Report calls for tougher condo rules on reserves, repairs and inspections
A Florida Bar task force formed after the Surfside condominium collapse wants state law changed to make it easier for condo buildings to raise fees on owners, toughen rules on maintenance reserves and create new regulations governing how a building plans for major long-term repairs.
The report released last week proposes making it easier to dissolve condominium associations when a building falls into disrepair, requiring updated maintenance plans every five years. The recommendations also included forcing condo associations to set up borrowing options if they choose to waive current requirements for maintaining cash reserves for repairs as structures age.

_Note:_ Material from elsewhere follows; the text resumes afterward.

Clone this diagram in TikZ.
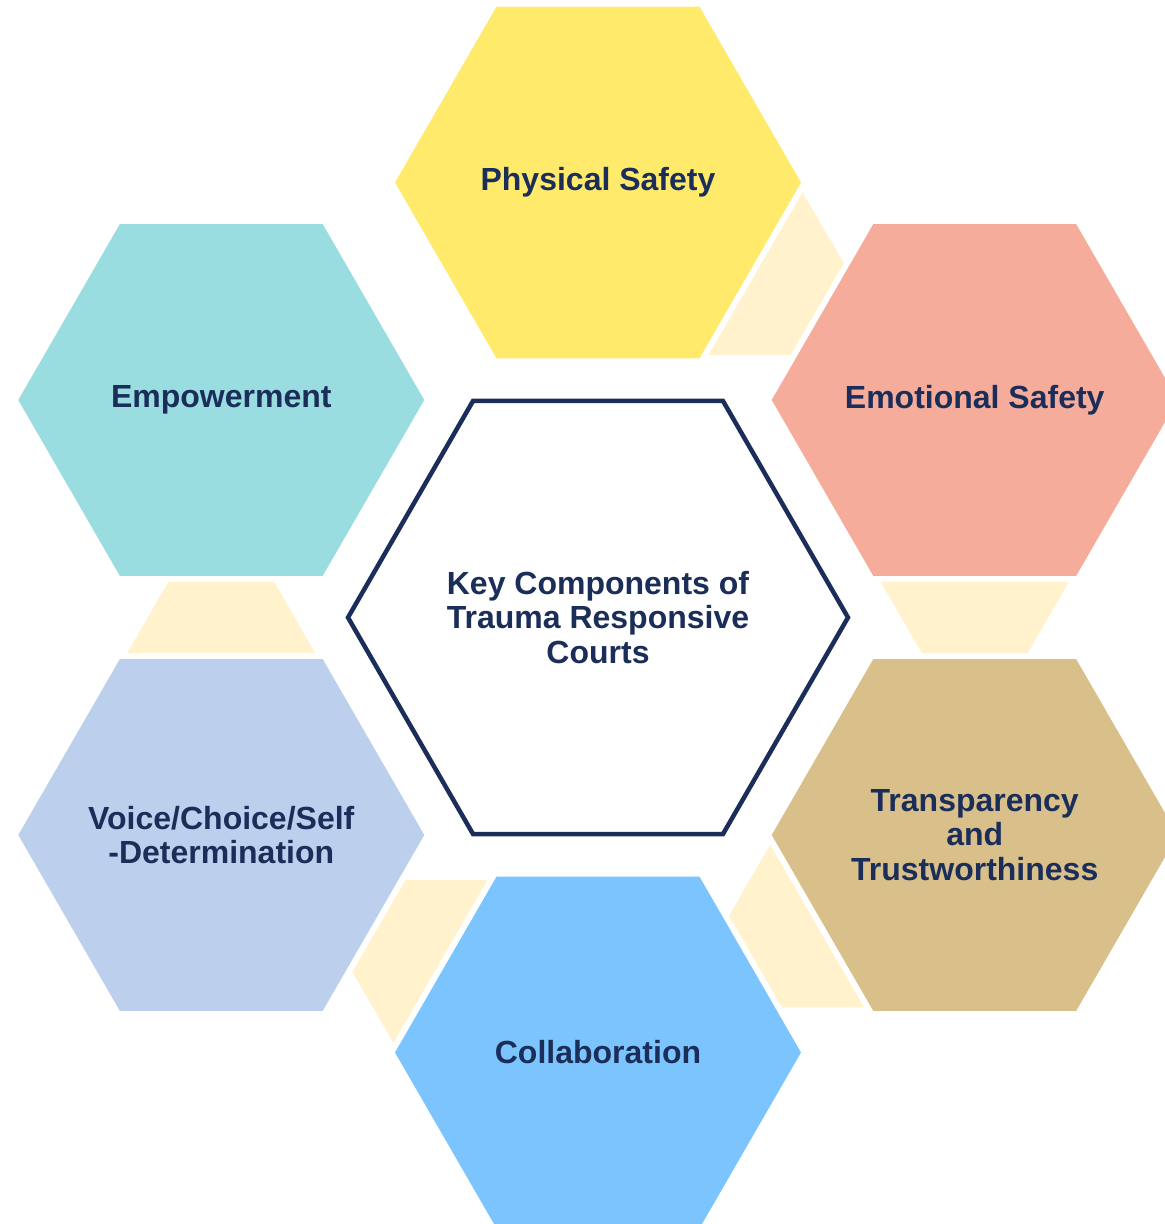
\documentclass[tikz,border=0pt]{standalone}
\usepackage{fontspec}
\setmainfont{Liberation Sans}
\usetikzlibrary{shapes.geometric}
\definecolor{navy}{HTML}{1B2E59}
\definecolor{physfill}{HTML}{FFEA6B}
\definecolor{emotfill}{HTML}{F5AC9A}
\definecolor{transfill}{HTML}{D9C08B}
\definecolor{collabfill}{HTML}{7BC4FE}
\definecolor{voicefill}{HTML}{BCD0EE}
\definecolor{empowfill}{HTML}{9ADDE1}
\definecolor{linkfill}{HTML}{FFF2CC}
\tikzset{
  hexbox/.style={regular polygon, regular polygon sides=6, minimum size=203pt, inner sep=0pt},
  hextext/.style={align=center, text=navy, inner sep=0pt, font=\bfseries\fontsize{16}{17.25}\selectfont},
  link/.style={fill=linkfill}
}

\begin{document}
\begin{tikzpicture}[x=0.5pt, y=0.5pt]
\useasboundingbox (-598,-606.5) rectangle (567,617.5);
\node[hexbox, fill=physfill, label={[hextext]center:Physical Safety}] (phys) at (90:435) {};
\node[hexbox, fill=emotfill, label={[hextext]center:Emotional Safety}] (emot) at (30:435) {};
\node[hexbox, fill=transfill, label={[hextext]center:Transparency\\and\\Trustworthiness}] (trans) at (-30:435) {};
\node[hexbox, fill=collabfill, label={[hextext]center:Collaboration}] (collab) at (-90:435) {};
\node[hexbox, fill=voicefill, label={[hextext]center:Voice/Choice/Self\\-Determination}] (voice) at (-150:435) {};
\node[hexbox, fill=empowfill, label={[hextext]center:Empowerment}] (empow) at (150:435) {};
\node[hexbox, minimum size=250pt, draw=navy, line width=2.25pt, fill=white,
  label={[hextext]center:Key Components of\\Trauma Responsive\\Courts}] (core) at (0,0) {};
\fill[link] (phys.center) ++(-30:182) ++(60:94) -- ++(-120:188) -- ++(0:82) -- ++(60:106) -- cycle;
\fill[link] (emot.center) ++(-90:182) ++(0:94) -- ++(180:188) -- ++(-60:82) -- ++(0:106) -- cycle;
\fill[link] (trans.center) ++(-150:182) ++(-60:94) -- ++(120:188) -- ++(-120:82) -- ++(-60:106) -- cycle;
\fill[link] (collab.center) ++(150:182) ++(240:94) -- ++(60:188) -- ++(180:82) -- ++(240:106) -- cycle;
\fill[link] (voice.center) ++(90:182) ++(180:94) -- ++(0:188) -- ++(120:82) -- ++(180:106) -- cycle;
\end{tikzpicture}
\end{document}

Additionally, it calls for statewide protocols on maintenance standards, and requirements on keeping reserve accounts segregated to cover various long-term repair needs — such as elevators and plumbing.
“We believe the vast majority of these buildings are well-managed and well-maintained and do not have the tragic elements that may — may — have led to the building collapse in Surfside,” William Sklar, a West Palm Beach condominium lawyer and chair of the Florida Bar task force, said at a hearing Thursday in Miami. “But it’s left to chance right now. Nobody knows. Because there is no maintenance or inspection standard.”
Sklar presented the report’s findings to a Miami-Dade County Commission subcommittee exploring post-Surfside reforms. The chair, Commissioner Raquel Regalado, has been presiding over hearings at which experts and advocates share their recommendations for what Florida and Miami-Dade should do to strengthen building safety, enhance regulation and improve condominium governance to prevent another catastrophe.
Regalado noted MiamiDade is already seeing regulatory consequences from the June 24 collapse, with building inspectors taking a more aggressive approach to buildings with severe maintenance needs.
Those are governed by the county’s Unsafe Structures Board, which can require a repair plan while residents remain in their homes if an inspector or private engineer doesn’t declare the structure too
unsafe for habitation.
“We’re seeing the pendulum swing,” she said. “As inspectors are being more conservative, the cities and county are being more proactive. Normally, what they would sent to Unsafe Structures, they’re now evacuating.”
Changes in state or local law remain mostly on the drawing board and in the legislative pipeline, with Miami-Dade and various private groups pursuing their own sets of proposed reforms.
The Florida Bar report is one of the first to propose rewrites of Florida law governing condos.
The report suggested:
Requiring more details from the maintenance plans Florida law currently mandates from condominium developers produce as unit owners prepare to take over management of new buildings. Along with more detailed instructions on keeping buildings maintained, condo associations would be required to hire architects or engineers to update the reports every five years. The requirements would apply to buildings at least three-stories tall.
Making it easier for unit owners to know about maintenance issues in their buildings, and to force boards to take action. That would include new rules requiring distributions of inspection reports to unit owners, and the right for owners to ask courts to intervene if board members aren’t responding to repairs called for by inspection reports.
Tightening Florida’s existing laws on maintenance
reserves, which currently can be waived by a vote of unit owners. Developers also have the right to waive reserve fees for the first two years of a building’s life, before owners take control. The Florida Bar task force recommended requiring a 75% vote by owners to waive reserves, but only to an amount that would still fund half of the required savings for long-term maintenance. The report recommends ending the developer waiver, and requiring condo boards to have detailed studies outlining estimated repair costs throughout a building’s life.
Making it easier for condo associations to impose assessments for needed repairs without votes by unit owners. “Boards of directors must be able to fund maintenance, repairs and replacements to the condominium property if the boards are to have the tools to fulfill their duties,” the report reads.